For about 300 years on Martha’s Vineyard, due to hereditary factors, there was an unusually high percentage of deaf people (one in 155, as opposed to one in nearly 6000 on the mainland). As the title of the book states, hearing and deaf alike learned sign language along with English as a matter of course in early childhood. Hearing people used sign language among themselves, whether or not deaf people were present; it was simply second nature. As a result, deaf people were full participants in every aspect of island life: like their hearing neighbors, they were farmers, fishermen, shop owners, churchgoers, members of local government and fully present at every social occasion. ‘The deaf’ were not though of as a group, but were remembered as individuals, according to their accomplishments, personalities, professions, and relationships first. To be deaf was simply not perceived as being unusual in any way. “It was taken for granted…as if somebody had brown eyes and somebody else had blue…They were just like anybody else.” Perhaps the most telling of many such quotes in the book is this, a reply by an island woman in her 80s when asked about neighbors who were ‘handicapped by deafness’: ‘“Oh,” she said emphatically, “those people weren’t handicapped. They were just deaf.”’

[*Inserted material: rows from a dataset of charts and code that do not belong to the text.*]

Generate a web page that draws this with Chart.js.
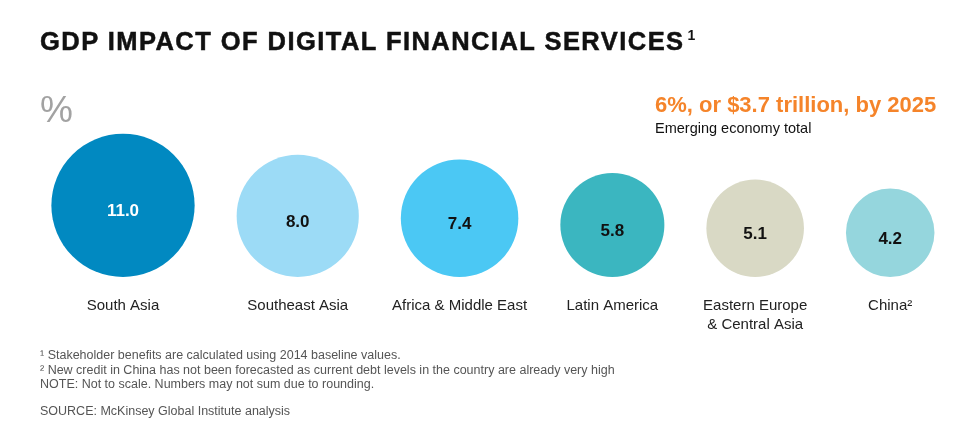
<!DOCTYPE html>
<html><head><meta charset="utf-8">
<script src="https://cdn.jsdelivr.net/npm/chart.js@4"></script>
<style>
html,body{margin:0;padding:0;background:#fff;width:975px;height:437px;overflow:hidden;}
#wrap{position:relative;width:975px;height:437px;}
canvas{position:absolute;left:0;top:0;}
.t{position:absolute;white-space:nowrap;font-family:"Liberation Sans",Arial,sans-serif;line-height:1;margin:0;}
#title{left:40px;font-size:25.5px;font-weight:bold;color:#111;letter-spacing:1.45px;top:29px;-webkit-text-stroke:0.5px #111;}
#title .sup{font-size:14px;position:relative;top:-10px;letter-spacing:0;margin-left:3px;-webkit-text-stroke:0;}
#pct{left:40px;top:91px;font-size:37px;color:#a2a2a2;}
#hl{left:655px;top:94px;font-size:22px;font-weight:bold;color:#F5842A;}
#sub{left:655px;top:121px;font-size:14.5px;color:#111;}
.fn{left:40px;font-size:12.5px;color:#555;}
</style></head><body>
<div id="wrap">
<canvas id="c" width="975" height="437"></canvas>
<div class="t" id="title">GDP IMPACT OF DIGITAL FINANCIAL SERVICES<span class="sup">1</span></div>
<div class="t" id="pct">%</div>
<div class="t" id="hl">6%, or $3.7 trillion, by 2025</div>
<div class="t" id="sub">Emerging economy total</div>
<div class="t fn" style="top:349px">¹ Stakeholder benefits are calculated using 2014 baseline values.</div>
<div class="t fn" style="top:363.5px">² New credit in China has not been forecasted as current debt levels in the country are already very high</div>
<div class="t fn" style="top:378px">NOTE: Not to scale. Numbers may not sum due to rounding.</div>
<div class="t fn" style="top:404.5px">SOURCE: McKinsey Global Institute analysis</div>
</div>
<script>
// ---- data ----
const categories = ['South Asia', 'Southeast Asia', 'Africa & Middle East', 'Latin America', ['Eastern Europe', '& Central Asia'], 'China²'];
const gdpImpact = [11.0, 8.0, 7.4, 5.8, 5.1, 4.2];
const valueLabels = ['11.0', '8.0', '7.4', '5.8', '5.1', '4.2'];

// ---- styles ----
const colors = ['#0189C1', '#9CDBF6', '#4BC8F4', '#3BB6C0', '#D9D9C5', '#95D6DD'];
const labelColors = ['#ffffff', '#111111', '#111111', '#111111', '#111111', '#111111'];

// ---- layout ----
const W = 975, H = 437, BASE = 277, FIRST_X = 123, GAP = 42, K = 21.6;
const radii = gdpImpact.map(v => K * Math.sqrt(v));
const xs = [];
radii.forEach((r, i) => { xs.push(i === 0 ? FIRST_X : xs[i - 1] + radii[i - 1] + GAP + r); });
const points = gdpImpact.map((v, i) => ({ x: xs[i], y: H - (BASE - radii[i]), r: radii[i] }));

const labelPlugin = {
  id: 'bubbleLabels',
  afterDatasetsDraw(chart) {
    const ctx = chart.ctx;
    const meta = chart.getDatasetMeta(0);
    meta.data.forEach((el, i) => {
      const x = el.x, y = el.y, r = el.options.radius;
      ctx.save();
      ctx.textAlign = 'center';
      ctx.textBaseline = 'alphabetic';
      ctx.font = 'bold 17px "Liberation Sans", Arial, sans-serif';
      ctx.fillStyle = labelColors[i];
      ctx.fillText(valueLabels[i], x, y + 11);
      ctx.font = '15px "Liberation Sans", Arial, sans-serif';
      ctx.fillStyle = '#222';
      const lines = Array.isArray(categories[i]) ? categories[i] : [categories[i]];
      lines.forEach((ln, j) => ctx.fillText(ln, x, y + r + 33 + j * 18.5));
      ctx.restore();
    });
  }
};

new Chart(document.getElementById('c'), {
  type: 'bubble',
  data: {
    labels: categories,
    datasets: [{
      data: points,
      backgroundColor: colors,
      borderWidth: 0,
      hoverRadius: 0,
      clip: false
    }]
  },
  options: {
    responsive: false,
    animation: false,
    events: [],
    layout: { padding: 0, autoPadding: false },
    plugins: { legend: { display: false }, tooltip: { enabled: false } },
    scales: {
      x: { type: 'linear', display: false, min: 0, max: W },
      y: { type: 'linear', display: false, min: 0, max: H }
    }
  },
  plugins: [labelPlugin]
});
</script>
</body></html>
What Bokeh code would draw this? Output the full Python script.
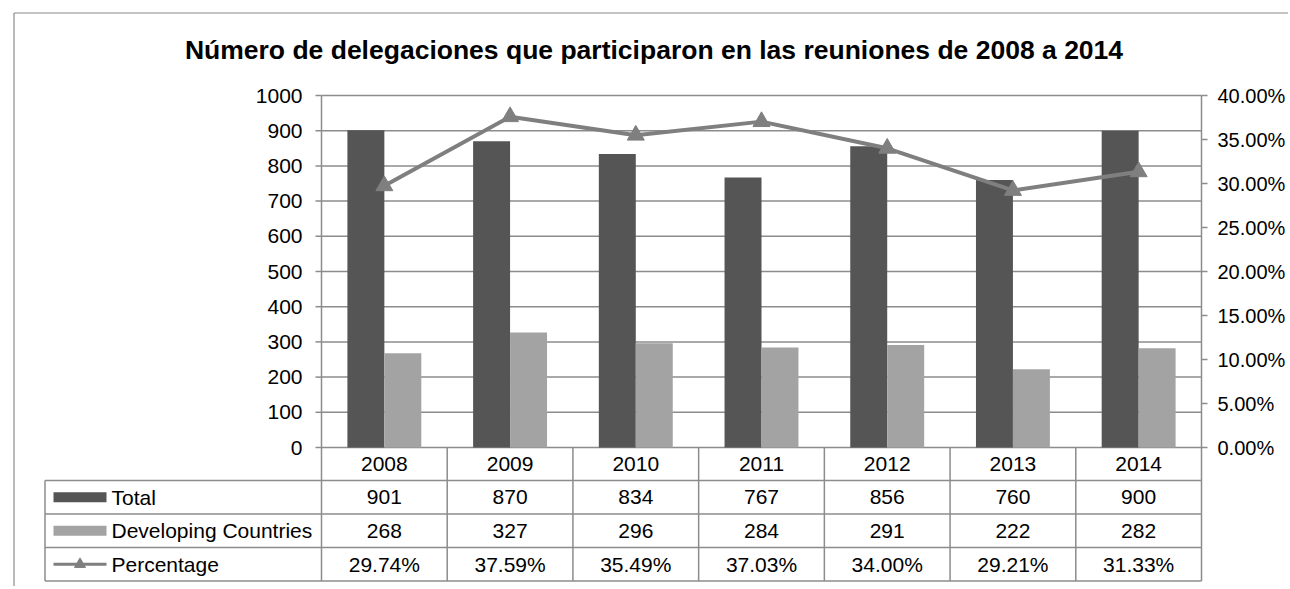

The history of Martha’s Vineyard definitively points out that the notion of ‘disability’ is something a culture creates by tacit agreement (as discrimination often is practiced as well). Perhaps walking the land and breathing the air of an island imbued with such beautiful history will provide my own last bit of healing, finally obliterating the remaining scars left by sanctioned bigotry. I felt a bit guarded about writing of this, until I read the jacket notes by no less a personage than Oliver Sacks: “ I was so moved by Groce’s book that the moment I finished it I jumped in the car, with only a toothbrush, a tape recorder, and a camera – I had to see this enchanted island for myself.”


Spring is here! And I’m in the studio, making books (but out every day, basking).